X-Calvinist Corner Files: Testimony # 21

, posted by Martin Glynn

The X-Calvinist Corner is a page on this website that shares the stories of people who were once Calvinist but have left Calvinism for a more Arminian theology. This series (The X-Calvinist Corner Files) highlights one of the testimonies from the X-Calvinist Corner in each installment.

Today’s testimony is from a man named Jonathan. He was not an Arminian when he wrote this in 2011, but he was searching the Scripture to have a more biblically grounded theology than what he left behind. I did edit one phrase for being graphic; I apologize to Jonathan for that. His unedited testimony can be found at the original site:

I grew up in the church and had very little convictions all the way through high school. During my sophomore year in college myself, my roommate, and a few other very close friends had a spiritual awakening of some sort. We were very impacted by the reality of God’s holiness and the seriousness of sin. At that point I cared for nothing but the pursuit of God. However, I knew absolutely nothing theologically speaking.

Another friend gave us a sermon by the now infamous Paul Washer. I had never heard preaching of that sort before and I was convinced this is what would “save the church in America.” Naturally, I listened to every message of his I could get my hands on. He preached a message on regeneration which, in my opinion at the time, explained my spiritual awakening. In this message he declared he was a Calvinist. I did not know what that was, but I investigated, and was then sucked into the world of the modern day neo-reformed movement. I was “Young, Restless, and Reformed” at that point, and everyone was going to know about it. I even preached this stuff at my college thinking I knew what I was talking about.

I became a Pre-Seminary student and began taking Greek and classes in hermeneutics. Once I entered the realm of Biblical Studies (not necessarily systematics) I discovered how little people discussed the issue of Calvinism or Arminianism. It just wasn’t that big of a deal in those circles. That was when I began to de-emphasize Calvinism, though I still adhered to it.

The first year out of college, and the first year in seminary, I had my existential crisis. My grandfather, who had rejected Christ on numerous occasions, committed suicide. He had been depressed for many years and finally decided he had enough. I intellectually adhered to reprobation though never considered it for longer than 10 seconds and certainly always in the abstract. The reality that my grandfather was determined to reject Christ, be depressed, take his own life, and spend an eternity separated from God… as a result of some arbitrary decision that, in some way, brought God glory, became utterly repugnant to me. I didn’t even have to think about it… it just was. I was no longer a Calvinist because I could not stomach the idea any longer. The implications had been brought to my front door in a very unattractive light.

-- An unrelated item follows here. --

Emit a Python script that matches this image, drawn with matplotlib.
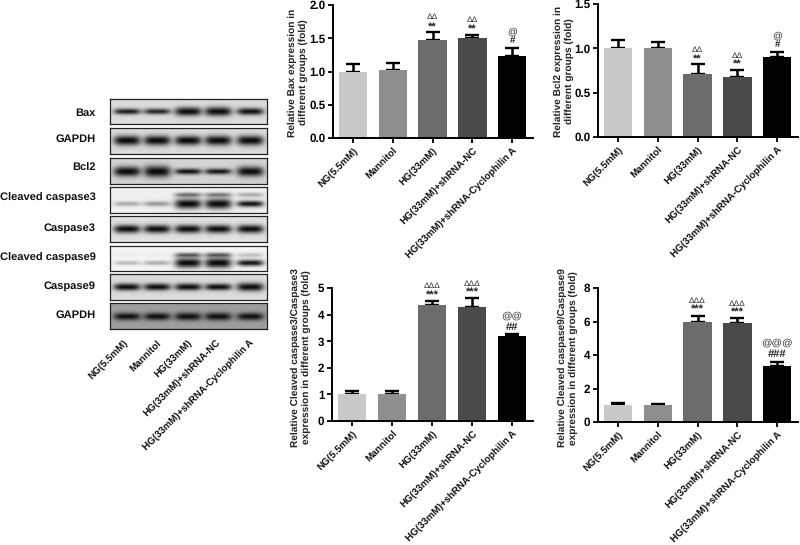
import numpy as np
import matplotlib
matplotlib.use("Agg")
import matplotlib.pyplot as plt
from matplotlib.transforms import ScaledTranslation

plt.rcParams['font.family'] = ['Liberation Sans', 'DejaVu Sans']
plt.rcParams['text.hinting'] = 'no_hinting'
W, H = 800, 545

groups = ["NG(5.5mM)", "Mannitol", "HG(33mM)", "HG(33mM)+shRNA-NC", "HG(33mM)+shRNA-Cyclophilin A"]
bar_colors = ["#c9c9c9", "#8e8e8e", "#6c6c6c", "#4a4a4a", "#000000"]

bax_vals = [1.0, 1.03, 1.48, 1.50, 1.24]
bax_tops = [1.11, 1.13, 1.59, 1.55, 1.36]
bcl2_vals = [1.0, 1.0, 0.71, 0.68, 0.90]
bcl2_tops = [1.09, 1.07, 0.82, 0.76, 0.96]
cc3_vals = [1.0, 1.03, 4.35, 4.30, 3.18]
cc3_tops = [1.13, 1.13, 4.50, 4.62, 3.28]
cc9_vals = [1.03, 1.0, 5.98, 5.90, 3.35]
cc9_tops = [1.13, 1.10, 6.33, 6.22, 3.60]

blot_names = ["Bax", "GAPDH", "Bcl2", "Cleaved caspase3", "Caspase3", "Cleaved caspase9", "Caspase9", "GAPDH"]
blot_label_y = [113, 139, 168, 198, 228, 258, 286, 315]
blot_tops = [99, 128, 158, 187, 216, 246, 274, 303]
blot_bottoms = [124, 154, 184, 213, 242, 271, 300, 329]
blot_bg = [0.86, 0.86, 0.83, 0.94, 0.88, 0.96, 0.86, 0.62]
blot_dark = [[.9, .85, .98, .98, .95], [.99] * 5, [.99, .99, .95, .93, .98], [.3, .38, .99, .99, .95],
             [.98] * 5, [.25, .3, .99, .99, .95], [.98] * 5, [.95] * 5]
blot_thick = [[3.0, 3.0, 4.4, 4.6, 3.6], [5, 5, 4.8, 5, 5], [5, 5.8, 3.0, 3.0, 5], [2.4, 2.6, 5, 5.2, 3.2],
              [4.2] * 5, [2.2, 2.4, 5, 5.2, 3.2], [3.6, 3.6, 3.6, 3.4, 4.2], [3.8, 3.8, 4, 4, 3.8]]
blot_pos = [.5, .48, .52, .65, .5, .68, .5, .52]
upper_dark = {3: [0, 0, .55, .5, .3], 5: [.03, .03, .65, .65, .22]}
upper_pos = {3: .3, 5: .36}
lane_px = [127, 157, 188, 218, 250]
lane_label_end = [129, 162, 193, 222, 255]


def fig_axes(l, t, r, b, **kw):
    return fig.add_axes([l / W, 1 - b / H, (r - l) / W, (b - t) / H], **kw)


fig = plt.figure(figsize=(W / 100, H / 100), dpi=100, facecolor="white")


def draw_blot(i):
    t, b = blot_tops[i], blot_bottoms[i]
    l, r = 110, 267
    ax = fig_axes(l, t, r, b)
    X, Y = np.meshgrid(np.arange(l, r, 0.5), np.linspace(0, 1, 60))
    img = np.full(X.shape, blot_bg[i], float)
    hpx = b - t

    def add(pos, darks, thicks):
        nonlocal img
        for c, d, th in zip(lane_px, darks, thicks):
            g = d * np.exp(-((X - c) / 13.5) ** 4 - ((Y - pos) * hpx / th) ** 2)
            img = img * (1 - g) + 0.03 * g

    add(blot_pos[i], blot_dark[i], blot_thick[i])
    if i in upper_dark:
        add(upper_pos[i], upper_dark[i], [2.4] * 5)
    ax.imshow(img, cmap="gray", vmin=0, vmax=1, aspect="auto", interpolation="bilinear")
    ax.set_xticks([])
    ax.set_yticks([])
    for s in ax.spines.values():
        s.set_linewidth(0.9)
        s.set_color("#222222")
    fig.text(96 / W, 1 - blot_label_y[i] / H, blot_names[i],
             ha="right", va="center", fontsize=8, fontweight="bold", color="#111111")


for i in range(len(blot_names)):
    draw_blot(i)

for c, g in zip(lane_label_end, groups):
    fig.text((c - 6) / W, 1 - 338 / H, g, rotation=45, rotation_mode="anchor", ha="right", va="top",
             fontsize=7.0, fontweight="bold", color="#111111")


def bar_panel(box, vals, tops, ymax, yticks, ylabel, top_marks, lab_x, lab_dy):
    l, t, r, b = box
    ax = fig_axes(l, t, r, b)
    x = np.arange(len(vals))
    errs = np.array(tops) - np.array(vals)
    ax.bar(x, vals, width=0.71, color=bar_colors, zorder=2)
    ax.errorbar(x, vals, yerr=[np.zeros(len(x)), errs], fmt="none", ecolor="black",
                elinewidth=1.8, capsize=5, capthick=1.7, zorder=1)
    ax.set_xlim(-0.5, 4.52)
    ax.set_ylim(0, ymax)
    ax.set_yticks(yticks)
    ax.set_yticklabels([f"{v:g}" if ymax > 2 else f"{v:.1f}" for v in yticks], fontsize=8.4, fontweight="bold")
    ax.set_xticks(x)
    ax.set_xticklabels(groups, rotation=45, ha="right", rotation_mode="anchor", fontsize=7.0, fontweight="bold",
                       color="#111111")
    shift = ScaledTranslation(-5 / 100, 1 / 100, fig.dpi_scale_trans)
    for lab in ax.get_xticklabels():
        lab.set_transform(lab.get_transform() + shift)
    ax.tick_params(axis="both", width=1.3, length=3.5, pad=2)
    ax.spines["top"].set_visible(False)
    ax.spines["right"].set_visible(False)
    ax.spines["left"].set_linewidth(1.4)
    ax.spines["bottom"].set_linewidth(1.4)
    ax.patch.set_alpha(0)
    fig.text(lab_x / W, 1 - ((t + b) / 2 + lab_dy) / H, ylabel, rotation=90, ha="center", va="center", fontsize=7.3,
             fontweight="bold", color="#222222", linespacing=1.25, multialignment="center")
    for xi, lower, upper in top_marks:
        ax.annotate(lower[0], (xi, tops[xi]), xytext=(0, -lower[1] * 0.72), textcoords="offset points",
                    ha="center", va="center", fontsize=lower[2], fontweight="bold", color="#222222")
        ax.annotate(upper[0], (xi, tops[xi]), xytext=(0, -upper[1] * 0.72), textcoords="offset points",
                    ha="center", va="center", fontsize=upper[2], color="#333333")


bar_panel((333, 5, 533, 138), bax_vals, bax_tops, 2.0, [0, 0.5, 1.0, 1.5, 2.0],
          "Relative Bax expression in\ndifferent groups (fold)",
          [(2, ("**", -5, 8), ("ΔΔ", -15, 6)), (3, ("**", -5, 8), ("ΔΔ", -15, 6)),
           (4, ("#", -7, 7), ("@", -16, 7))], 298, 1)
bar_panel((598, 4, 798, 137), bcl2_vals, bcl2_tops, 1.5, [0, 0.5, 1.0, 1.5],
          "Relative Bcl2 expression in\ndifferent groups (fold)",
          [(2, ("**", -5, 8), ("ΔΔ", -14, 6)), (3, ("**", -5, 8), ("ΔΔ", -14, 6)),
           (4, ("#", -7, 7), ("@", -16, 7))], 563.5, 1)
bar_panel((332, 288, 533, 421), cc3_vals, cc3_tops, 5, [0, 1, 2, 3, 4, 5],
          "Relative Cleaved caspase3/Caspase3\nexpression in different groups (fold)",
          [(2, ("***", -6, 8), ("ΔΔΔ", -15, 6)), (3, ("***", -5, 8), ("ΔΔΔ", -14, 6)),
           (4, ("##", -7, 8), ("@@", -18, 7.5))], 301, 3)
bar_panel((598, 288, 798, 422), cc9_vals, cc9_tops, 8, [0, 2, 4, 6, 8],
          "Relative Cleaved caspase9/Caspase9\nexpression in different groups (fold)",
          [(2, ("***", -6, 8), ("ΔΔΔ", -15, 6)), (3, ("***", -5, 8), ("ΔΔΔ", -14, 6)),
           (4, ("###", -8, 8), ("@@@", -19, 7.5))], 568, 3)

fig.savefig("out.png", dpi=100)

What sealed the deal was when I listened to Sam Storm’s reasoning regarding God’s two wills. How can God desire all people to be saved but yet only elect some? He replied, “Sometimes it pleases God to eternally decree his own displeasure for the sake of the greater good, namely, his glory.” I thought this to be the most ridiculous thing I had ever heard and finally declared my break with Calvinistic thinking.

I’m now in the process of reconstructing my theology, which is spiritually taxing and mentally frustrating. I am not an Arminian, per say, though I would adhere more to the ideas of corporate election and the like. It has been a difficult road but I trust that in time, I will have come to terms with a theology that honors God and honors man.